What to do.
Restate each of the lines below word for word and drop every picture.

Data segment.
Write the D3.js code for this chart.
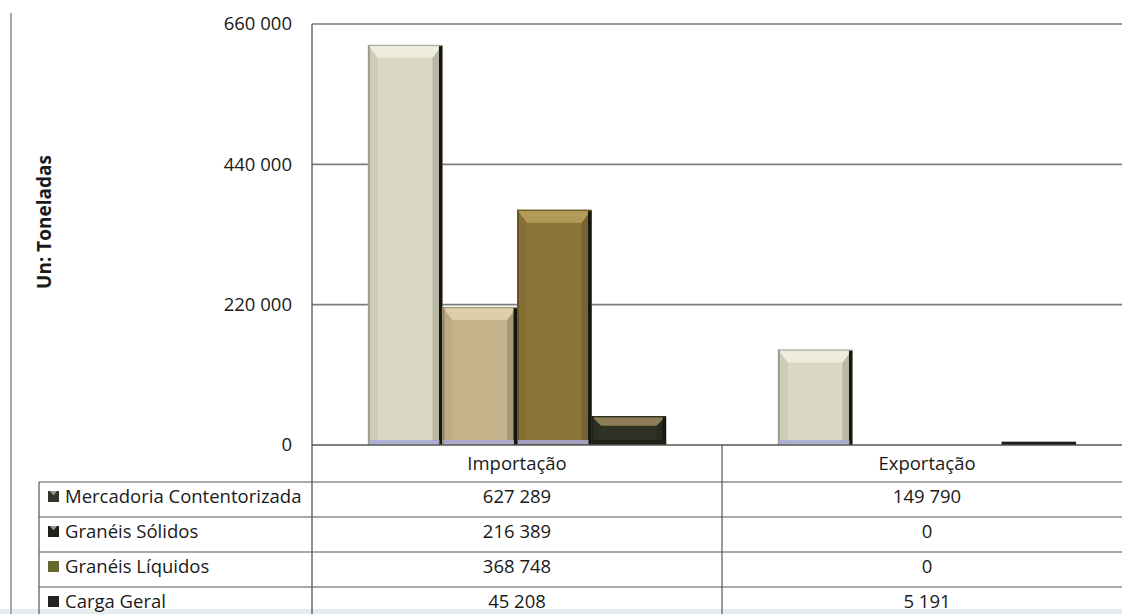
<!DOCTYPE html>
<html>
<head>
<meta charset="utf-8">
<script src="https://cdn.jsdelivr.net/npm/d3@7"></script>
<style>
html,body{margin:0;padding:0;background:#fff;}
svg{display:block;}
text{font-family:"Open Sans",sans-serif;fill:#1a1a1a;}
</style>
</head>
<body>
<svg id="chart" width="1122" height="614"></svg>
<script>
// ---- data ----
const categories = ["Importação", "Exportação"];
const series = ["Mercadoria Contentorizada", "Granéis Sólidos", "Granéis Líquidos", "Carga Geral"];
const importacao = [627289, 216389, 368748, 45208];
const exportacao = [149790, 0, 0, 5191];
const yTicks = [0, 220000, 440000, 660000];
const yTitle = "Un: Toneladas";

// ---- styles ----
const faceColors = ["#d9d8c2", "#c6b48d", "#8c7538", "#2e3124"];
const topColors  = ["#eeeddd", "#ddd0a9", "#b29b57", "#8c7d58"];
const markerColors = ["#34342a", "#1f1f1a", "#66672c", "#222220"];

const values = categories.map((c, i) => i === 0 ? importacao : exportacao);

const svg = d3.select("#chart");
const W = 1122, H = 614;
const plotLeft = 312, plotRight = 1132, plotTop = 24, plotBottom = 445;
const tableLeft = 39, legendTextX = 65;
const rowH = 35, headerBottom = 482;

const loc = d3.formatLocale({decimal: ",", thousands: " ", grouping: [3], currency: ["", "€"]});
const fmt = loc.format(",d");

const x = d3.scaleBand().domain(categories).range([plotLeft, plotRight]).padding(0);
const xs = d3.scaleBand().domain(series).range([0, x.bandwidth()]).paddingInner(0).paddingOuter(0.75);
const y = d3.scaleLinear().domain([0, 660000]).range([plotBottom, plotTop]);

// scan tint at bottom (behind everything)
svg.append("rect").attr("x", 0).attr("y", 609).attr("width", W).attr("height", 5).attr("fill", "#d3e0e4").attr("opacity", 0.6);

// scan edge on the left
svg.append("line").attr("x1", 11).attr("x2", 11).attr("y1", 13).attr("y2", H)
  .attr("stroke", "#a8a8a8").attr("stroke-width", 2);

// gridlines
svg.append("g").selectAll("line").data(yTicks.filter(d => d > 0)).join("line")
  .attr("x1", plotLeft).attr("x2", W)
  .attr("y1", d => y(d)).attr("y2", d => y(d))
  .attr("stroke", "#7d7d7d").attr("stroke-width", 1.6);

// plot left border
svg.append("line").attr("x1", plotLeft).attr("x2", plotLeft).attr("y1", plotTop).attr("y2", H)
  .attr("stroke", "#555").attr("stroke-width", 1.3);

// y tick labels
const yAxis = d3.axisLeft(y).tickValues(yTicks).tickFormat(fmt).tickSize(0).tickPadding(20);
const gy = svg.append("g").attr("transform", `translate(${plotLeft},0)`).call(yAxis);
gy.select(".domain").remove();
gy.selectAll("text").style("font-family", '"Open Sans",sans-serif').style("font-size", "18.5px").attr("fill", "#1a1a1a");

// y title
svg.append("text")
  .attr("transform", `translate(51,222) rotate(-90)`)
  .attr("text-anchor", "middle")
  .style("font-size", "19px").style("font-weight", "bold")
  .text(yTitle);

// bars
const barsG = svg.append("g");
categories.forEach((cat, ci) => {
  series.forEach((s, si) => {
    const v = values[ci][si];
    if (!v) return;
    const x0 = x(cat) + xs(s), x1 = x0 + xs.bandwidth();
    const y0 = y(v), y1 = y(0);
    const h = y1 - y0;
    const g = barsG.append("g");
    const face = faceColors[si], topc = topColors[si];
    if (h < 6) {
      g.append("rect").attr("x", x0).attr("y", y0).attr("width", x1 - x0).attr("height", h).attr("fill", "#1e1e18");
      return;
    }
    const bt = Math.min(13, h * 0.33), bs = Math.min(10, h * 0.33);
    const dk = d3.color(face).darker(0.45).formatHex();
    const lt = d3.color(face).darker(0.15).formatHex();
    g.append("rect").attr("x", x0).attr("y", y0).attr("width", x1 - x0).attr("height", h).attr("fill", face);
    g.append("polygon").attr("points", [[x0, y0], [x0 + bs, y0 + bt], [x0 + bs, y1 - 4], [x0, y1]].join(" ")).attr("fill", lt);
    g.append("polygon").attr("points", [[x1, y0], [x1 - bs, y0 + bt], [x1 - bs, y1 - 4], [x1, y1]].join(" ")).attr("fill", dk);
    g.append("polygon").attr("points", [[x0, y0], [x1, y0], [x1 - bs, y0 + bt], [x0 + bs, y0 + bt]].join(" ")).attr("fill", topc);
    g.append("rect").attr("x", x0).attr("y", y0).attr("width", 2).attr("height", h).attr("fill", d3.color(face).darker(0.9).formatHex());
    g.append("rect").attr("x", x1 - 3.5).attr("y", y0 + 1).attr("width", 3.5).attr("height", h - 1).attr("fill", "#17170f");
    g.append("rect").attr("x", x0).attr("y", y0).attr("width", x1 - x0).attr("height", 1.2).attr("fill", d3.color(face).darker(0.6).formatHex());
    if (si < 3) {
      g.append("rect").attr("x", x0 + 1).attr("y", y1 - 5).attr("width", x1 - x0 - 4).attr("height", 4).attr("fill", "#a7a8d8").attr("opacity", 0.85);
    } else {
      g.append("rect").attr("x", x0).attr("y", y1 - 5).attr("width", x1 - x0).attr("height", 5).attr("fill", "#1f2018");
    }
  });
});

// axis baseline
svg.append("line").attr("x1", plotLeft).attr("x2", W).attr("y1", plotBottom).attr("y2", plotBottom)
  .attr("stroke", "#555").attr("stroke-width", 1.4);

// ---- data table ----
const tbl = svg.append("g");
const rowTops = series.map((s, i) => headerBottom + i * rowH);
rowTops.forEach(t => {
  tbl.append("line").attr("x1", tableLeft).attr("x2", W).attr("y1", t).attr("y2", t)
    .attr("stroke", "#555").attr("stroke-width", 1.2);
});
tbl.append("line").attr("x1", tableLeft).attr("x2", tableLeft).attr("y1", headerBottom).attr("y2", H)
  .attr("stroke", "#555").attr("stroke-width", 1.2);
tbl.append("line").attr("x1", x(categories[1])).attr("x2", x(categories[1])).attr("y1", plotBottom).attr("y2", H)
  .attr("stroke", "#555").attr("stroke-width", 1.2);

// header
tbl.selectAll("text.hdr").data(categories).join("text").attr("class", "hdr")
  .attr("x", d => x(d) + x.bandwidth() / 2).attr("y", (plotBottom + headerBottom) / 2)
  .attr("dy", "0.35em").attr("text-anchor", "middle").style("font-size", "18.5px")
  .text(d => d);

// rows
series.forEach((s, si) => {
  const cy = rowTops[si] + 14.5;
  tbl.append("rect").attr("x", 48).attr("y", cy - 5.5).attr("width", 11).attr("height", 11).attr("fill", markerColors[si]);
  if (si < 2) {
    tbl.append("polygon").attr("points", [[50, cy - 5.5], [53.5, cy - 1], [57, cy - 5.5]].join(" ")).attr("fill", "#9a9a88");
  }
  tbl.append("text").attr("x", legendTextX).attr("y", cy).attr("dy", "0.35em").style("font-size", "18.5px").text(s);
  categories.forEach((c, ci) => {
    tbl.append("text").attr("x", x(c) + x.bandwidth() / 2).attr("y", cy).attr("dy", "0.35em")
      .attr("text-anchor", "middle").style("font-size", "18.5px").text(fmt(values[ci][si]));
  });
});
</script>
</body>
</html>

Task result.
Write the D3.js code for this chart.
<!DOCTYPE html>
<html>
<head>
<meta charset="utf-8">
<script src="https://cdn.jsdelivr.net/npm/d3@7"></script>
<style>
html,body{margin:0;padding:0;background:#fff;}
svg{display:block;}
text{font-family:"Open Sans",sans-serif;fill:#1a1a1a;}
</style>
</head>
<body>
<svg id="chart" width="1122" height="614"></svg>
<script>
// ---- data ----
const categories = ["Importação", "Exportação"];
const series = ["Mercadoria Contentorizada", "Granéis Sólidos", "Granéis Líquidos", "Carga Geral"];
const importacao = [627289, 216389, 368748, 45208];
const exportacao = [149790, 0, 0, 5191];
const yTicks = [0, 220000, 440000, 660000];
const yTitle = "Un: Toneladas";

// ---- styles ----
const faceColors = ["#d9d8c2", "#c6b48d", "#8c7538", "#2e3124"];
const topColors  = ["#eeeddd", "#ddd0a9", "#b29b57", "#8c7d58"];
const markerColors = ["#34342a", "#1f1f1a", "#66672c", "#222220"];

const values = categories.map((c, i) => i === 0 ? importacao : exportacao);

const svg = d3.select("#chart");
const W = 1122, H = 614;
const plotLeft = 312, plotRight = 1132, plotTop = 24, plotBottom = 445;
const tableLeft = 39, legendTextX = 65;
const rowH = 35, headerBottom = 482;

const loc = d3.formatLocale({decimal: ",", thousands: " ", grouping: [3], currency: ["", "€"]});
const fmt = loc.format(",d");

const x = d3.scaleBand().domain(categories).range([plotLeft, plotRight]).padding(0);
const xs = d3.scaleBand().domain(series).range([0, x.bandwidth()]).paddingInner(0).paddingOuter(0.75);
const y = d3.scaleLinear().domain([0, 660000]).range([plotBottom, plotTop]);

// scan tint at bottom (behind everything)
svg.append("rect").attr("x", 0).attr("y", 609).attr("width", W).attr("height", 5).attr("fill", "#d3e0e4").attr("opacity", 0.6);

// scan edge on the left
svg.append("line").attr("x1", 11).attr("x2", 11).attr("y1", 13).attr("y2", H)
  .attr("stroke", "#a8a8a8").attr("stroke-width", 2);

// gridlines
svg.append("g").selectAll("line").data(yTicks.filter(d => d > 0)).join("line")
  .attr("x1", plotLeft).attr("x2", W)
  .attr("y1", d => y(d)).attr("y2", d => y(d))
  .attr("stroke", "#7d7d7d").attr("stroke-width", 1.6);

// plot left border
svg.append("line").attr("x1", plotLeft).attr("x2", plotLeft).attr("y1", plotTop).attr("y2", H)
  .attr("stroke", "#555").attr("stroke-width", 1.3);

// y tick labels
const yAxis = d3.axisLeft(y).tickValues(yTicks).tickFormat(fmt).tickSize(0).tickPadding(20);
const gy = svg.append("g").attr("transform", `translate(${plotLeft},0)`).call(yAxis);
gy.select(".domain").remove();
gy.selectAll("text").style("font-family", '"Open Sans",sans-serif').style("font-size", "18.5px").attr("fill", "#1a1a1a");

// y title
svg.append("text")
  .attr("transform", `translate(51,222) rotate(-90)`)
  .attr("text-anchor", "middle")
  .style("font-size", "19px").style("font-weight", "bold")
  .text(yTitle);

// bars
const barsG = svg.append("g");
categories.forEach((cat, ci) => {
  series.forEach((s, si) => {
    const v = values[ci][si];
    if (!v) return;
    const x0 = x(cat) + xs(s), x1 = x0 + xs.bandwidth();
    const y0 = y(v), y1 = y(0);
    const h = y1 - y0;
    const g = barsG.append("g");
    const face = faceColors[si], topc = topColors[si];
    if (h < 6) {
      g.append("rect").attr("x", x0).attr("y", y0).attr("width", x1 - x0).attr("height", h).attr("fill", "#1e1e18");
      return;
    }
    const bt = Math.min(13, h * 0.33), bs = Math.min(10, h * 0.33);
    const dk = d3.color(face).darker(0.45).formatHex();
    const lt = d3.color(face).darker(0.15).formatHex();
    g.append("rect").attr("x", x0).attr("y", y0).attr("width", x1 - x0).attr("height", h).attr("fill", face);
    g.append("polygon").attr("points", [[x0, y0], [x0 + bs, y0 + bt], [x0 + bs, y1 - 4], [x0, y1]].join(" ")).attr("fill", lt);
    g.append("polygon").attr("points", [[x1, y0], [x1 - bs, y0 + bt], [x1 - bs, y1 - 4], [x1, y1]].join(" ")).attr("fill", dk);
    g.append("polygon").attr("points", [[x0, y0], [x1, y0], [x1 - bs, y0 + bt], [x0 + bs, y0 + bt]].join(" ")).attr("fill", topc);
    g.append("rect").attr("x", x0).attr("y", y0).attr("width", 2).attr("height", h).attr("fill", d3.color(face).darker(0.9).formatHex());
    g.append("rect").attr("x", x1 - 3.5).attr("y", y0 + 1).attr("width", 3.5).attr("height", h - 1).attr("fill", "#17170f");
    g.append("rect").attr("x", x0).attr("y", y0).attr("width", x1 - x0).attr("height", 1.2).attr("fill", d3.color(face).darker(0.6).formatHex());
    if (si < 3) {
      g.append("rect").attr("x", x0 + 1).attr("y", y1 - 5).attr("width", x1 - x0 - 4).attr("height", 4).attr("fill", "#a7a8d8").attr("opacity", 0.85);
    } else {
      g.append("rect").attr("x", x0).attr("y", y1 - 5).attr("width", x1 - x0).attr("height", 5).attr("fill", "#1f2018");
    }
  });
});

// axis baseline
svg.append("line").attr("x1", plotLeft).attr("x2", W).attr("y1", plotBottom).attr("y2", plotBottom)
  .attr("stroke", "#555").attr("stroke-width", 1.4);

// ---- data table ----
const tbl = svg.append("g");
const rowTops = series.map((s, i) => headerBottom + i * rowH);
rowTops.forEach(t => {
  tbl.append("line").attr("x1", tableLeft).attr("x2", W).attr("y1", t).attr("y2", t)
    .attr("stroke", "#555").attr("stroke-width", 1.2);
});
tbl.append("line").attr("x1", tableLeft).attr("x2", tableLeft).attr("y1", headerBottom).attr("y2", H)
  .attr("stroke", "#555").attr("stroke-width", 1.2);
tbl.append("line").attr("x1", x(categories[1])).attr("x2", x(categories[1])).attr("y1", plotBottom).attr("y2", H)
  .attr("stroke", "#555").attr("stroke-width", 1.2);

// header
tbl.selectAll("text.hdr").data(categories).join("text").attr("class", "hdr")
  .attr("x", d => x(d) + x.bandwidth() / 2).attr("y", (plotBottom + headerBottom) / 2)
  .attr("dy", "0.35em").attr("text-anchor", "middle").style("font-size", "18.5px")
  .text(d => d);

// rows
series.forEach((s, si) => {
  const cy = rowTops[si] + 14.5;
  tbl.append("rect").attr("x", 48).attr("y", cy - 5.5).attr("width", 11).attr("height", 11).attr("fill", markerColors[si]);
  if (si < 2) {
    tbl.append("polygon").attr("points", [[50, cy - 5.5], [53.5, cy - 1], [57, cy - 5.5]].join(" ")).attr("fill", "#9a9a88");
  }
  tbl.append("text").attr("x", legendTextX).attr("y", cy).attr("dy", "0.35em").style("font-size", "18.5px").text(s);
  categories.forEach((c, ci) => {
    tbl.append("text").attr("x", x(c) + x.bandwidth() / 2).attr("y", cy).attr("dy", "0.35em")
      .attr("text-anchor", "middle").style("font-size", "18.5px").text(fmt(values[ci][si]));
  });
});
</script>
</body>
</html>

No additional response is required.